In a different era, I voted tactically in a couple of general elections in the UK in the mistaken belief that the Liberals could beat the Conservatives in true-blue, stockbroker-belt heartland in the county of Surrey. I hoped with all my might against the inevitable; in the face of blind faith – my mother always said Tories would vote for a donkey if it had a blue ribbon on it; and against the odds. By election day I believed that, this time, there was a chance reason rather than self-interest would prevail. I was wrong, of course.
In my new home, I espouse environmental rather than political causes, and I still have hope. A big difference is that I now commune with like minds on social media; and I blog in order to raise the profile of environmental battlers. In a way, all this communing raises my hopes further. Eventually, the coal mine, or the coal-seam gas field, or the port expansion, or the forest clearance gets approval from the so-called Minister for the Environment, either at state or Federal level.

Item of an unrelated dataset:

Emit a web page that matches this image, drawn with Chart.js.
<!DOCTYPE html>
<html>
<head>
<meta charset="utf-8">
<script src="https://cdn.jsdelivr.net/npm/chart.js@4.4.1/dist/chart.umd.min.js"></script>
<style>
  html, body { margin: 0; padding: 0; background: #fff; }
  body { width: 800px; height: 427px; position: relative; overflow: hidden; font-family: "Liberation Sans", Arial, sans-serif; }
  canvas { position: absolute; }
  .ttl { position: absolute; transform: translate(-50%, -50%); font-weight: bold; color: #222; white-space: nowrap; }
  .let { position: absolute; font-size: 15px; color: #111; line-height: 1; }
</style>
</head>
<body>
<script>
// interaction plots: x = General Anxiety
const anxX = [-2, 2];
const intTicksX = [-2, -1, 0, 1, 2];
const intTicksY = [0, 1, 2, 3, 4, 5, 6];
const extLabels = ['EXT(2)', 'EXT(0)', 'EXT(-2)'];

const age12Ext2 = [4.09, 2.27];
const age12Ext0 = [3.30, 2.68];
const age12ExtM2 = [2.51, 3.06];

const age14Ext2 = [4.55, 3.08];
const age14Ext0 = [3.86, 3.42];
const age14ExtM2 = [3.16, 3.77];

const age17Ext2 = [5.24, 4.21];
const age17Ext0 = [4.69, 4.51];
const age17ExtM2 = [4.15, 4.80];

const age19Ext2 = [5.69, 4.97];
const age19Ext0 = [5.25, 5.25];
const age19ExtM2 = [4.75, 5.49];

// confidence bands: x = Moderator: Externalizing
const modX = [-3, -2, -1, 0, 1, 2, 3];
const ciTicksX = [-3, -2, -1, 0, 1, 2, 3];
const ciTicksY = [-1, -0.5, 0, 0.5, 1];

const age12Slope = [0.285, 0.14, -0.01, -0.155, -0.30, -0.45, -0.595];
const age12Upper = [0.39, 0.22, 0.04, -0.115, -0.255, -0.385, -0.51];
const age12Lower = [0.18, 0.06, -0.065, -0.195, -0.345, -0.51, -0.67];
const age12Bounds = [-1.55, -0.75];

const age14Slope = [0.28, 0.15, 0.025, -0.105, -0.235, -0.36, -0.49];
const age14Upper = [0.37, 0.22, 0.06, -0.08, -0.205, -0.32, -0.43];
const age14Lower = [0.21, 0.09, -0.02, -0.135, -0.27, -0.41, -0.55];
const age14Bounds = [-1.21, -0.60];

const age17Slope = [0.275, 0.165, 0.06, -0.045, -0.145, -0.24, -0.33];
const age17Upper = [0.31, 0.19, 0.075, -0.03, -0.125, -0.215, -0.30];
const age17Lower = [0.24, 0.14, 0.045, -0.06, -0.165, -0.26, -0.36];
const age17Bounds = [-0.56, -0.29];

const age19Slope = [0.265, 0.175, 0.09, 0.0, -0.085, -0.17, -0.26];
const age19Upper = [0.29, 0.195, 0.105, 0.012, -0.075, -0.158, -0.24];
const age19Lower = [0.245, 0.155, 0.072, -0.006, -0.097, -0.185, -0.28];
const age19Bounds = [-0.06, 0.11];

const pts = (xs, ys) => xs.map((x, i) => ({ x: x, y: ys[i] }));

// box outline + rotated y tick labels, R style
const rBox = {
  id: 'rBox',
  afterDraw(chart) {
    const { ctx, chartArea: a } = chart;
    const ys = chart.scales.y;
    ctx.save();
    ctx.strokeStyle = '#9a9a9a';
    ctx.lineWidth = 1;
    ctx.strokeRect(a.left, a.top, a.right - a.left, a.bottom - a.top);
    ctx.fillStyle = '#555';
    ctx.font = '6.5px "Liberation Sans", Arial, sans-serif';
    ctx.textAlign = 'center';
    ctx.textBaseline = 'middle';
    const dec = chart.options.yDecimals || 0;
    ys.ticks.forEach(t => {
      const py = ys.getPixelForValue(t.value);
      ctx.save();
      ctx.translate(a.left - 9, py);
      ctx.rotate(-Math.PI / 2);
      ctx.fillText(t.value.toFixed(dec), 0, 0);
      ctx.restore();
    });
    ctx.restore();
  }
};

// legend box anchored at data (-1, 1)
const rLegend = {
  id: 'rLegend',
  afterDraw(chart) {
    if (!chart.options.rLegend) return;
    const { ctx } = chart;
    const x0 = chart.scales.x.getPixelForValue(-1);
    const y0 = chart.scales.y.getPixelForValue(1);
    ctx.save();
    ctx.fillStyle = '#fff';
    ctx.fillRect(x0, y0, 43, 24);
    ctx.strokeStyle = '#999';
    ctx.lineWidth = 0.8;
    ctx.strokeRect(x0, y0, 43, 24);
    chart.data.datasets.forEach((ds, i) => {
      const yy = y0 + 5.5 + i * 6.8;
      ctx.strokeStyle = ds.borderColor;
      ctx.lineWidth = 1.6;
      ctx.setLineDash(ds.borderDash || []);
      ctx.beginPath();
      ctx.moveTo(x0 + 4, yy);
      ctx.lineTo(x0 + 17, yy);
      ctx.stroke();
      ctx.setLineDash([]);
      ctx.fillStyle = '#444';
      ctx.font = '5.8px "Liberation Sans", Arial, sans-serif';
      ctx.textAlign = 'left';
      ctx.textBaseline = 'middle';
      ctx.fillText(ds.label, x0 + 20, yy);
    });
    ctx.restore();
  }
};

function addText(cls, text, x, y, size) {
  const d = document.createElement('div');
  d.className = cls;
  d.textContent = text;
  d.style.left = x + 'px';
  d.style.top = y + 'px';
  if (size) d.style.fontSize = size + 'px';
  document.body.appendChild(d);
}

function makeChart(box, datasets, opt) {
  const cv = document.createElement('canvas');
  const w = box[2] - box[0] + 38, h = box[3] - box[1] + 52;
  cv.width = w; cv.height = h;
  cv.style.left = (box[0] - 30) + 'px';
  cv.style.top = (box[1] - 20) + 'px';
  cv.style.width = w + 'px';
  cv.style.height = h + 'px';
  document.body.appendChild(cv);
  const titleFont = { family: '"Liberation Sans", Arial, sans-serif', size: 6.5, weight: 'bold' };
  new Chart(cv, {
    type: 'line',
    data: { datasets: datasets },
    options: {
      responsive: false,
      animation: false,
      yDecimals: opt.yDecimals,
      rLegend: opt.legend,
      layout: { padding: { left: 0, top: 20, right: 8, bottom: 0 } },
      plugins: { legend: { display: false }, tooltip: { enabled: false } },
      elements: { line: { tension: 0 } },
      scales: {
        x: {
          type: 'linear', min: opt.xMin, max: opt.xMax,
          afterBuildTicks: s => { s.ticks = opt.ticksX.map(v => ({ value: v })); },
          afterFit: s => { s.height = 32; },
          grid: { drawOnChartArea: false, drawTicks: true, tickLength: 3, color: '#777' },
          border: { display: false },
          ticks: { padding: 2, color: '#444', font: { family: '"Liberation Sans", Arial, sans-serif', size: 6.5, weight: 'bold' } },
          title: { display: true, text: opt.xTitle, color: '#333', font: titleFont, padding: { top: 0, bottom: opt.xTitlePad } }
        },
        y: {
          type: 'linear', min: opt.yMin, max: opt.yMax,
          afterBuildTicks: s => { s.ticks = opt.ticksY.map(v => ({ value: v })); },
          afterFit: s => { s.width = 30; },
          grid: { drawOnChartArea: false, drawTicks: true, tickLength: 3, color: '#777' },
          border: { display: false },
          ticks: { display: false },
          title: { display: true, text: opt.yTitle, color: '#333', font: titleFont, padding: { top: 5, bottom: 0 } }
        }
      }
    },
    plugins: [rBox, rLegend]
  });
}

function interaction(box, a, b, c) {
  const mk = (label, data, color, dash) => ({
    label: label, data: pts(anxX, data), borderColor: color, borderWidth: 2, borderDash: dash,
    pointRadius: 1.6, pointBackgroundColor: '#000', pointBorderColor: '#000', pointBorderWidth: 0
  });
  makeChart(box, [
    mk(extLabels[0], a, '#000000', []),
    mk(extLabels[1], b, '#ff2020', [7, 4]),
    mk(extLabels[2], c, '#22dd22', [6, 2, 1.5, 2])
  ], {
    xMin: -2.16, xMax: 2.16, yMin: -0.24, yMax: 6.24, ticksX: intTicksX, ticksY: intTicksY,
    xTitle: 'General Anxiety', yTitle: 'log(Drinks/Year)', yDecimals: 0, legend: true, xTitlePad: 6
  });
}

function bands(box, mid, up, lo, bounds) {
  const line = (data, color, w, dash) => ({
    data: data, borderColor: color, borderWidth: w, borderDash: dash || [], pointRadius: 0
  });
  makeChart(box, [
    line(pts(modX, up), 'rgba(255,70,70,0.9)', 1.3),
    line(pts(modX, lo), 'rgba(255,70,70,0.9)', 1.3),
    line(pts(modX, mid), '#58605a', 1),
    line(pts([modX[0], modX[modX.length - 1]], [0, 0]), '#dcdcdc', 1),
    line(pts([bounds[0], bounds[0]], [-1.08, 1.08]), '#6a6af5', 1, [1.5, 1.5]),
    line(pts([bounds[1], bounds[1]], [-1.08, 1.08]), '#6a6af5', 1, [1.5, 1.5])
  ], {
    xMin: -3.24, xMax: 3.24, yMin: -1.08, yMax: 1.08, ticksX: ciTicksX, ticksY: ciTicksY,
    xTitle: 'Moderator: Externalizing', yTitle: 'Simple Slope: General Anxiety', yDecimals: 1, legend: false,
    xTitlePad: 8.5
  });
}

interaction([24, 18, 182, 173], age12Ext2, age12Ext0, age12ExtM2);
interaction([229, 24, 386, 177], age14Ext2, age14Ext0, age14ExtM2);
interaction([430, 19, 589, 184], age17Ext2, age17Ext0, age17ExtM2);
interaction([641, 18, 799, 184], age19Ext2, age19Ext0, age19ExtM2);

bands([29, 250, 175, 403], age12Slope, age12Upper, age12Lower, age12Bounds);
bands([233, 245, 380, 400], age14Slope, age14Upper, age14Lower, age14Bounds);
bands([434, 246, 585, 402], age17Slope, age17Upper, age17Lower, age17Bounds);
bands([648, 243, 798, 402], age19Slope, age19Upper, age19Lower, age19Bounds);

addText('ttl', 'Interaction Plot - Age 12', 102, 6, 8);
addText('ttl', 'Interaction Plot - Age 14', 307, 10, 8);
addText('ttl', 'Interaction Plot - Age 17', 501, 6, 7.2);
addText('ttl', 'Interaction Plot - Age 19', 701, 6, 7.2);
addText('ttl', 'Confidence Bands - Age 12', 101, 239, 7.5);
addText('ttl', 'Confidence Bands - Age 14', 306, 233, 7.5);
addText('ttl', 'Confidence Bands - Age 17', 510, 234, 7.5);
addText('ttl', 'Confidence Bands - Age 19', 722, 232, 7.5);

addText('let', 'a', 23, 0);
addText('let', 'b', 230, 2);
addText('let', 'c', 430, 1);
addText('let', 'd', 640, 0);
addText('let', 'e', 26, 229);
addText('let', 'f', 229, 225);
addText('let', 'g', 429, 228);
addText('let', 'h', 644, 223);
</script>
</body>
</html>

Then I realise that, contrary to my wildest dreams, there are still not enough people on side; prepared to give up aspects of their privileged lifestyle (thus reducing emissions); appreciating the importance of biodiversity; believing Australia has a global responsibility to protect World Heritage.
Like tens of thousands of people who called and emailed, I rang the Great Barrier Reef Marine Park Authority (GBRMPA) to register my disapproval of the latest plan to dump dredged spoil in the marine park as part of the expansion of Abbott Point coal terminal. But hundreds of thousands didn't call. Just as hundreds of thousands didn't join the nationwide climate march last November. I would like millions to engage.
Friday was the delayed decision deadline. The Marine Park Authority approved dredging and dumping once more. Hopes dashed once more. They are accused of succumbing to pressure from Canberra not to scupper resource development. Many politicians in Canberra are under pressure from a powerful mining lobby.
Apparently, almost 90 per cent of Australians believe the Great Barrier Reef to be Australia's most inspiring national icon*. (One of the others, the koala, is in equally serious trouble.) They're an environmentally complacent bunch in Canberra, relying on Aussies not getting off their arses and complaining, or demonstrating, or even debating.
The Reef needs rather more proactivity than any of those, however.
Activism requires huge effort, I'm afraid. Last weekend, instead of gallivanting around the Scenic Rim, I should have been at Maules Creek in the Leard State Forest in New South Wales, supporting those trying to stop the construction of an opencast mine**. Meanwhile, I should be moving my money from the ANZ bank, big funders of coal. It's hard, though, isn't it? A lot of work; hassle even. As well as hope.
One can hope that coral will adapt to warmer water, increased acidification, fertiliser run-off, sedimentation, toxic spoil, and predatory starfish. And that adaptation will happen in time. One can hope that in just over a year's time Queenslanders will elect a more democratic government; and in two and a half years Australia will elect a Federal government that isn't in denial about anthropogenic climate change. One can hope that the value of fossil fuel investments will collapse because China and India have enough coal of their own or, hey, they're investing in renewables. One can hope that all new houses here soon have to be fitted with solar panels, by law. That somehow sea levels won't rise and heatwaves won't become more intense and extensive.
I hope that my children's children won't have to face insurmountable problems that I helped perpetuate by not speaking up or making my presence felt.
This weekend there have been protests coast to coast in Australia against Western Australia's decision to cull sharks that may be a threat to swimmers off their shores. Someone I know posted a link to http://www.supportoursharks.com/ on Facebook. As I went to hit the 'like' button, I noticed a comment that ran along the lines of, 'it's OK to support till your loved one is taken...' If you go to the SOS website you will see that education is one of three pillars of their mission.
I hope that better education – and science education in particular – produces a better-informed basis for debate about key environmental issues. And I hope conflict of interest† between decision-makers and those who stand to gain from resource development is recognised and rooted out decisively.
In the meantime, GetUp! are going to challenge the GBRMPA's decision in the courts. They need funds††. Tick.